#### [Data lines]
_____

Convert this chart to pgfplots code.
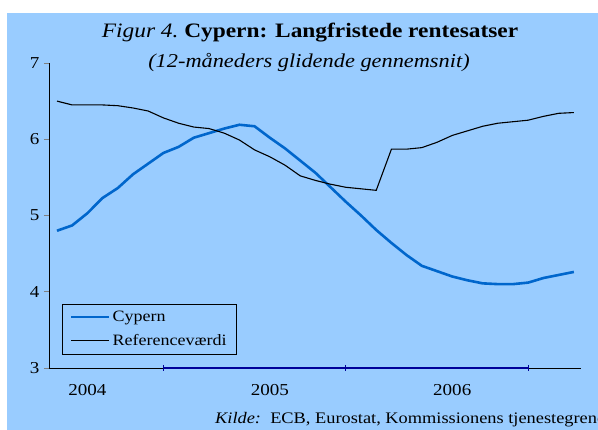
\documentclass[border=0pt]{standalone}
\usepackage{fontspec}
\setmainfont{Liberation Serif}[FakeStretch=1.14]
\usepackage{pgfplots}
\pgfplotsset{compat=1.18}
\definecolor{bg}{RGB}{153,204,255}
\definecolor{cyp}{RGB}{0,102,204}
\definecolor{navyb}{RGB}{0,0,153}

\pgfplotstableread{
k cyp ref
0 4.80 6.50
1 4.87 6.45
2 5.03 6.45
3 5.23 6.45
4 5.36 6.44
5 5.54 6.41
6 5.68 6.37
7 5.82 6.28
8 5.90 6.21
9 6.02 6.16
10 6.08 6.14
11 6.14 6.08
12 6.19 5.99
13 6.17 5.86
14 6.02 5.77
15 5.88 5.66
16 5.72 5.52
17 5.56 5.46
18 5.37 5.41
19 5.18 5.37
20 5.00 5.35
21 4.81 5.33
22 4.64 5.87
23 4.48 5.87
24 4.34 5.89
25 4.27 5.96
26 4.20 6.05
27 4.15 6.11
28 4.11 6.17
29 4.10 6.21
30 4.10 6.23
31 4.12 6.25
32 4.18 6.30
33 4.22 6.34
34 4.26 6.35
}\datatab

\begin{document}
\begin{tikzpicture}[x=1pt,y=1pt]
\useasboundingbox (-49,-62) rectangle (549,368);
\fill[white] (-49,-62) rectangle (549,368);
\fill[bg] (-42,-62) rectangle (549,355);
\begin{axis}[
  at={(0,0)}, anchor=south west,
  scale only axis, width=532pt, height=305pt,
  xmin=-0.526, xmax=34.47, ymin=3, ymax=7,
  axis lines*=left,
  axis line style={line width=0.8pt},
  ytick={3,4,5,6,7},
  xtick={2,14,26}, xticklabels={2004,2005,2006},
  tick align=outside,
  major tick length=5pt,
  y tick style={line width=0.8pt},
  x tick style={draw=none},
  xticklabel style={yshift=-8pt},
  yticklabel style={xshift=-1pt},
  tick label style={font=\fontsize{16.7}{18}\selectfont},
  /pgf/number format/assume math mode=true,
  clip=false,
  legend style={at={(0.024,0.046)}, anchor=south west, draw=black, fill=bg,
    font=\fontsize{15.8}{17}\selectfont, cells={anchor=west}, row sep=7pt,
    inner xsep=8pt, inner ysep=5pt},
  legend image code/.code={\draw[#1] (0pt,0pt) -- (38pt,0pt);},
]
\addplot[cyp, line width=2.6pt] table[x=k, y=cyp] {\datatab};
\addlegendentry{Cypern}
\addplot[black, line width=1.1pt] table[x=k, y=ref] {\datatab};
\addlegendentry{Referenceværdi}
\addplot[navyb, line width=1.6pt, mark=|, mark size=3pt, mark options={solid, line width=1.2pt}, forget plot] coordinates {(7,3) (19,3) (31,3)};
\end{axis}
\node[font=\fontsize{20.5}{22}\selectfont] at (261,335) {\textit{Figur 4.}\ \textbf{Cypern: Langfristede rentesatser}};
\node[font=\fontsize{19.6}{21}\selectfont\itshape] at (260,305) {(12-måneders glidende gennemsnit)};
\node[anchor=west, font=\fontsize{16.1}{18}\selectfont, inner sep=0pt] at (166,-52) {\textit{Kilde:}\ \ ECB, Eurostat, Kommissionens tjenestegrene};
\end{tikzpicture}
\end{document}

_____

#### [The request]
Make an exact copy of all the material, but keep the pictures out of it.

#### [Exercise output]
Convert this chart to pgfplots code.
\documentclass[border=0pt]{standalone}
\usepackage{fontspec}
\setmainfont{Liberation Serif}[FakeStretch=1.14]
\usepackage{pgfplots}
\pgfplotsset{compat=1.18}
\definecolor{bg}{RGB}{153,204,255}
\definecolor{cyp}{RGB}{0,102,204}
\definecolor{navyb}{RGB}{0,0,153}

\pgfplotstableread{
k cyp ref
0 4.80 6.50
1 4.87 6.45
2 5.03 6.45
3 5.23 6.45
4 5.36 6.44
5 5.54 6.41
6 5.68 6.37
7 5.82 6.28
8 5.90 6.21
9 6.02 6.16
10 6.08 6.14
11 6.14 6.08
12 6.19 5.99
13 6.17 5.86
14 6.02 5.77
15 5.88 5.66
16 5.72 5.52
17 5.56 5.46
18 5.37 5.41
19 5.18 5.37
20 5.00 5.35
21 4.81 5.33
22 4.64 5.87
23 4.48 5.87
24 4.34 5.89
25 4.27 5.96
26 4.20 6.05
27 4.15 6.11
28 4.11 6.17
29 4.10 6.21
30 4.10 6.23
31 4.12 6.25
32 4.18 6.30
33 4.22 6.34
34 4.26 6.35
}\datatab

\begin{document}
\begin{tikzpicture}[x=1pt,y=1pt]
\useasboundingbox (-49,-62) rectangle (549,368);
\fill[white] (-49,-62) rectangle (549,368);
\fill[bg] (-42,-62) rectangle (549,355);
\begin{axis}[
  at={(0,0)}, anchor=south west,
  scale only axis, width=532pt, height=305pt,
  xmin=-0.526, xmax=34.47, ymin=3, ymax=7,
  axis lines*=left,
  axis line style={line width=0.8pt},
  ytick={3,4,5,6,7},
  xtick={2,14,26}, xticklabels={2004,2005,2006},
  tick align=outside,
  major tick length=5pt,
  y tick style={line width=0.8pt},
  x tick style={draw=none},
  xticklabel style={yshift=-8pt},
  yticklabel style={xshift=-1pt},
  tick label style={font=\fontsize{16.7}{18}\selectfont},
  /pgf/number format/assume math mode=true,
  clip=false,
  legend style={at={(0.024,0.046)}, anchor=south west, draw=black, fill=bg,
    font=\fontsize{15.8}{17}\selectfont, cells={anchor=west}, row sep=7pt,
    inner xsep=8pt, inner ysep=5pt},
  legend image code/.code={\draw[#1] (0pt,0pt) -- (38pt,0pt);},
]
\addplot[cyp, line width=2.6pt] table[x=k, y=cyp] {\datatab};
\addlegendentry{Cypern}
\addplot[black, line width=1.1pt] table[x=k, y=ref] {\datatab};
\addlegendentry{Referenceværdi}
\addplot[navyb, line width=1.6pt, mark=|, mark size=3pt, mark options={solid, line width=1.2pt}, forget plot] coordinates {(7,3) (19,3) (31,3)};
\end{axis}
\node[font=\fontsize{20.5}{22}\selectfont] at (261,335) {\textit{Figur 4.}\ \textbf{Cypern: Langfristede rentesatser}};
\node[font=\fontsize{19.6}{21}\selectfont\itshape] at (260,305) {(12-måneders glidende gennemsnit)};
\node[anchor=west, font=\fontsize{16.1}{18}\selectfont, inner sep=0pt] at (166,-52) {\textit{Kilde:}\ \ ECB, Eurostat, Kommissionens tjenestegrene};
\end{tikzpicture}
\end{document}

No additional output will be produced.